Task brief:
Copy from the first line below down to and including the line with "const yTicks = [-0.5, 0.5];". Skip the pictures.

Information provided:
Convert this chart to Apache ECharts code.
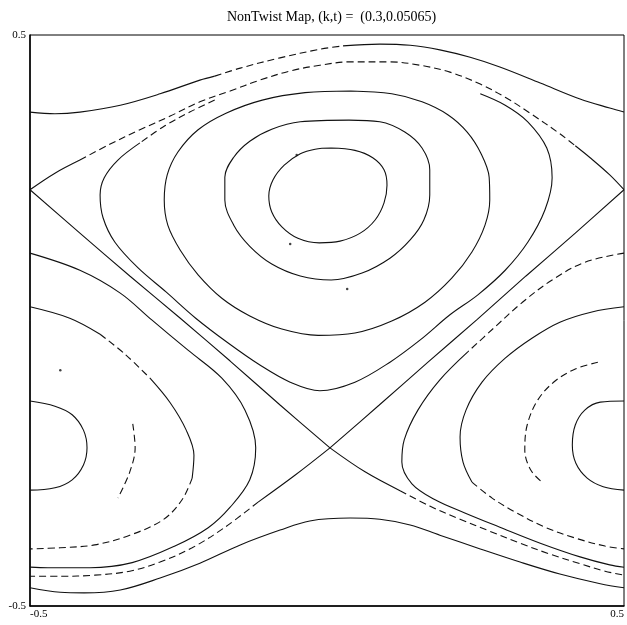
<!DOCTYPE html>
<html>
<head>
<meta charset="utf-8">
<script src="https://cdn.jsdelivr.net/npm/echarts@6/dist/echarts.min.js"></script>
<style>html,body{margin:0;padding:0;background:#fff}#c{width:627px;height:625px}</style>
</head>
<body>
<div id="c"></div>
<script>
// ---- data (phase-space coordinates x, y) ----
const titleText = 'NonTwist Map, (k,t) =  (0.3,0.05065)';
const xTicks = [-0.5, 0.5];
const yTicks = [-0.5, 0.5];

// top outer orbit
const A_left  = [[-0.5,0.365],[-0.458,0.362],[-0.416,0.365],[-0.348,0.377],[-0.281,0.397],[-0.214,0.421],[-0.189,0.428]];
const A_mid   = [[-0.189,0.428],[-0.146,0.442],[-0.079,0.460],[-0.012,0.475],[0.027,0.481]];
const A_right = [[0.027,0.481],[0.089,0.484],[0.140,0.482],[0.190,0.474],[0.241,0.461],[0.291,0.444],[0.359,0.416],[0.426,0.388],[0.476,0.372],[0.5,0.365]];
// upper separatrix
const B_left  = [[-0.5,0.229],[-0.458,0.258],[-0.416,0.281]];
const B_mid   = [[-0.416,0.281],[-0.365,0.309],[-0.315,0.334],[-0.264,0.358],[-0.214,0.383],[-0.163,0.402],[-0.113,0.421],[-0.062,0.437],[-0.012,0.447],[0.039,0.453],[0.106,0.453],[0.157,0.447],[0.207,0.435],[0.258,0.414],[0.300,0.391],[0.342,0.363],[0.392,0.327],[0.418,0.306]];
const B_right = [[0.418,0.306],[0.443,0.285],[0.476,0.255],[0.5,0.229]];
// upper island orbits
const U1 = [[0.007,0.302],[0.047,0.298],[0.077,0.285],[0.096,0.264],[0.101,0.237],[0.096,0.206],[0.081,0.176],[0.056,0.153],[0.022,0.139],[-0.013,0.136],[-0.049,0.144],[-0.076,0.164],[-0.093,0.190],[-0.098,0.218],[-0.091,0.246],[-0.072,0.272],[-0.045,0.292],[-0.020,0.300],[0.007,0.302]];
const U2 = [[0.037,0.351],[0.089,0.348],[0.131,0.330],[0.160,0.302],[0.173,0.264],[0.173,0.220],[0.163,0.176],[0.140,0.141],[0.106,0.109],[0.059,0.083],[0.007,0.071],[-0.045,0.078],[-0.093,0.099],[-0.130,0.130],[-0.157,0.167],[-0.172,0.211],[-0.172,0.251],[-0.157,0.286],[-0.130,0.314],[-0.093,0.335],[-0.045,0.348],[0.037,0.351]];
const U3 = [[0.040,0.402],[0.109,0.397],[0.160,0.383],[0.204,0.360],[0.236,0.330],[0.259,0.293],[0.273,0.251],[0.274,0.211],[0.266,0.167],[0.244,0.120],[0.210,0.074],[0.165,0.032],[0.109,-0.001],[0.047,-0.022],[-0.015,-0.026],[-0.076,-0.015],[-0.130,0.008],[-0.177,0.039],[-0.217,0.080],[-0.247,0.123],[-0.268,0.167],[-0.274,0.211],[-0.269,0.255],[-0.251,0.295],[-0.217,0.334],[-0.170,0.363],[-0.109,0.386],[-0.037,0.399],[0.040,0.402]];
const U4_dash = [[-0.189,0.386],[-0.231,0.365],[-0.273,0.341],[-0.315,0.311]];
const U4 = [[-0.315,0.311],[-0.352,0.281],[-0.375,0.250],[-0.382,0.220],[-0.377,0.180],[-0.357,0.137],[-0.318,0.092],[-0.271,0.050],[-0.221,0.004],[-0.167,-0.039],[-0.113,-0.078],[-0.062,-0.108],[-0.012,-0.123],[0.047,-0.108],[0.106,-0.073],[0.157,-0.034],[0.207,0.010],[0.254,0.045],[0.300,0.088],[0.338,0.137],[0.367,0.194],[0.379,0.250],[0.370,0.302],[0.338,0.348],[0.300,0.377],[0.258,0.397]];
// separatrix crossing
const S1 = [[-0.5,0.229],[-0.416,0.153],[-0.332,0.078],[-0.247,0.004],[-0.163,-0.071],[-0.079,-0.148],[0.005,-0.223]];
const S2 = [[0.5,0.229],[0.418,0.153],[0.335,0.078],[0.253,0.002],[0.170,-0.073],[0.088,-0.148],[0.005,-0.223]];
const S3a = [[0.005,-0.223],[-0.054,-0.271],[-0.116,-0.318]];
const S3b = [[-0.116,-0.318],[-0.173,-0.363],[-0.227,-0.398],[-0.281,-0.423],[-0.332,-0.439],[-0.391,-0.446],[-0.449,-0.448],[-0.5,-0.448]];
const S4a = [[0.005,-0.223],[0.064,-0.265],[0.123,-0.298]];
const S4b = [[0.123,-0.298],[0.173,-0.325],[0.224,-0.348],[0.274,-0.369],[0.325,-0.390],[0.375,-0.409],[0.426,-0.426],[0.468,-0.439],[0.5,-0.446]];
// bottom outer orbit
const E = [[-0.5,-0.468],[-0.449,-0.476],[-0.409,-0.477],[-0.348,-0.472],[-0.281,-0.451],[-0.214,-0.425],[-0.146,-0.393],[-0.079,-0.367],[-0.029,-0.351],[0.039,-0.346],[0.089,-0.348],[0.140,-0.358],[0.190,-0.376],[0.258,-0.400],[0.325,-0.423],[0.392,-0.444],[0.460,-0.461],[0.5,-0.468]];
// lower island orbits (wrapping across x = +-0.5)
const L1L = [[-0.5,-0.141],[-0.458,-0.150],[-0.429,-0.165],[-0.410,-0.192],[-0.404,-0.223],[-0.410,-0.253],[-0.429,-0.279],[-0.458,-0.293],[-0.5,-0.297]];
const L1R = [[0.5,-0.141],[0.460,-0.143],[0.434,-0.157],[0.418,-0.183],[0.413,-0.218],[0.419,-0.250],[0.438,-0.276],[0.465,-0.291],[0.5,-0.297]];
const L2L = [[-0.327,-0.181],[-0.323,-0.223],[-0.332,-0.265],[-0.352,-0.311]];
const L2R = [[0.456,-0.073],[0.418,-0.085],[0.384,-0.106],[0.355,-0.139],[0.337,-0.183],[0.333,-0.227],[0.343,-0.262],[0.362,-0.283]];
const L3La = [[-0.5,0.024],[-0.433,0.004],[-0.382,-0.024]];
const L3Lb = [[-0.382,-0.024],[-0.340,-0.059],[-0.298,-0.101]];
const L3Lc = [[-0.298,-0.101],[-0.264,-0.144],[-0.237,-0.192],[-0.224,-0.236],[-0.227,-0.276]];
const L3Ld = [[-0.227,-0.276],[-0.244,-0.314],[-0.276,-0.349],[-0.332,-0.376],[-0.391,-0.393],[-0.449,-0.398],[-0.5,-0.400]];
const L3Ra = [[0.5,0.024],[0.446,0.015],[0.392,-0.003],[0.345,-0.031],[0.300,-0.066],[0.261,-0.108],[0.234,-0.157],[0.224,-0.204],[0.229,-0.248],[0.244,-0.283]];
const L3Rb = [[0.244,-0.283],[0.278,-0.311],[0.316,-0.335],[0.367,-0.362],[0.418,-0.381],[0.468,-0.395],[0.5,-0.400]];
const L4L = [[-0.5,0.118],[-0.416,0.088],[-0.348,0.048],[-0.295,0.001],[-0.234,-0.052],[-0.177,-0.101],[-0.138,-0.157],[-0.120,-0.223],[-0.130,-0.279],[-0.163,-0.327],[-0.200,-0.363],[-0.256,-0.395],[-0.328,-0.424],[-0.399,-0.433],[-0.470,-0.433],[-0.5,-0.432]];
const L4Ra = [[0.5,0.118],[0.434,0.102],[0.379,0.071],[0.328,0.031],[0.281,-0.013],[0.237,-0.055]];
const L4Rb = [[0.237,-0.055],[0.190,-0.104],[0.153,-0.157],[0.130,-0.209],[0.126,-0.248],[0.143,-0.286],[0.182,-0.314],[0.232,-0.337],[0.291,-0.362],[0.359,-0.390],[0.426,-0.414],[0.476,-0.428],[0.5,-0.432]];
// isolated points
const dots = [[-0.051,0.290],[-0.062,0.134],[0.034,0.055],[-0.449,-0.087]];

const solidCurves = [A_left, A_right, B_left, B_right, U1, U2, U3, U4, S1, S2, S3a, S4a, E, L1L, L1R, L3La, L3Lc, L3Ra, L4L, L4Rb];
const dashedCurves = [A_mid, B_mid, U4_dash, S3b, S4b, L2L, L2R, L3Lb, L3Ld, L3Rb, L4Ra];

const chart = echarts.init(document.getElementById('c'), null, {renderer: 'canvas'});
const series = [];
solidCurves.forEach(d => series.push({type:'line', data:d, symbol:'none', smooth:0.35, silent:true,
  lineStyle:{color:'#111', width:1.1, type:'solid'}}));
dashedCurves.forEach(d => series.push({type:'line', data:d, symbol:'none', smooth:0.35, silent:true,
  lineStyle:{color:'#111', width:1.1, type:[7,4]}}));
series.push({type:'scatter', data:dots, symbolSize:2.5, itemStyle:{color:'#111'}, silent:true});

const labelFont = {fontFamily:'Liberation Serif', fontSize:11, color:'#000'};
chart.setOption({
  animation:false,
  backgroundColor:'#fff',
  title:{text:titleText, left:222, top:5,
    textStyle:{fontFamily:'Liberation Serif', fontSize:14, fontWeight:'normal', color:'#000'}},
  grid:{left:30, right:3, top:35, bottom:19, show:true, borderColor:'#000', borderWidth:1},
  xAxis:{type:'value', min:-0.5, max:0.5, interval:0.5,
    axisLine:{show:true, onZero:false, lineStyle:{color:'#000', width:1.5}}, axisTick:{show:false}, splitLine:{show:false},
    axisLabel:Object.assign({margin:3, showMinLabel:true, showMaxLabel:true, alignMinLabel:'left', alignMaxLabel:'right',
      formatter:v => (xTicks.indexOf(v) >= 0 ? v.toFixed(1) : '')}, labelFont)},
  yAxis:{type:'value', min:-0.5, max:0.5, interval:0.5,
    axisLine:{show:true, onZero:false, lineStyle:{color:'#000', width:1.5}}, axisTick:{show:false}, splitLine:{show:false},
    axisLabel:Object.assign({margin:4, showMinLabel:true, showMaxLabel:true,
      formatter:v => (yTicks.indexOf(v) >= 0 ? v.toFixed(1) : '')}, labelFont)},
  series:series
});
</script>
</body>
</html>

Worked answer:
Convert this chart to Apache ECharts code.
<!DOCTYPE html>
<html>
<head>
<meta charset="utf-8">
<script src="https://cdn.jsdelivr.net/npm/echarts@6/dist/echarts.min.js"></script>
<style>html,body{margin:0;padding:0;background:#fff}#c{width:627px;height:625px}</style>
</head>
<body>
<div id="c"></div>
<script>
// ---- data (phase-space coordinates x, y) ----
const titleText = 'NonTwist Map, (k,t) =  (0.3,0.05065)';
const xTicks = [-0.5, 0.5];
const yTicks = [-0.5, 0.5];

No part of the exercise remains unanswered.